Scouting For Girls | Surf’s-Up

Surf’s-Up

音楽の話を中心に。時にノスタルジックに



 Scouting For Girlsのファースト。英国ではかなり売れているらしい。


 ピアノを基調とした作りのポップスにソウルフルなヴォーカルが絡む。このヴォーカル、とにかく声が渋い。こういう声で歌えるのはすごくうらやましいな。メロディーの甘酸っぱさもあって、キャッチーな魅力にあふれているその辺のセンスは、The Feelingあたりに通じるところがあると思う。変にフェイクを入れるのではなく、サビの必殺度で勝負するタイプだ。
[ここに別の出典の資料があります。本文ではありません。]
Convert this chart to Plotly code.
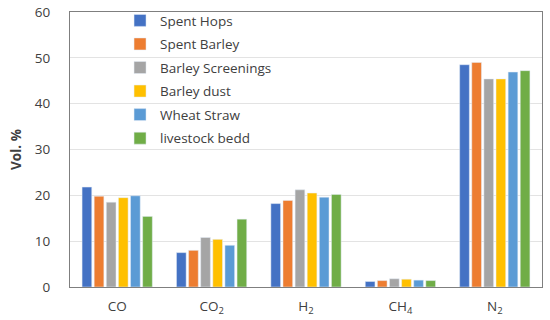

 「彼女はかわいい」と臆面もなく連呼したり、「君のジェームスボンドになりたい」と直球な歌詞は好き嫌いがあるかもしれない。が、そういう直球な表現をも厭わない、そういう切実さが逆にポップソングとして機能させているように思う。


 そう、本来ポップソングというのは自分たちが表現できないような感情を、音や言葉で見事に表現するものであったはず。ところが、これだけ伝達手段が発達した今では、ポップソングに対してそこまでの機能を求めなくなってきたように思う。そういった中で彼らの紡ぎ出すポップは久しぶりに音楽の「力」を感じさせるようなものであると思う。「これだ!」という個性がないところに、少々物足りなさを感じる人もいるだろうが、楽曲の平均値の高さは見事である。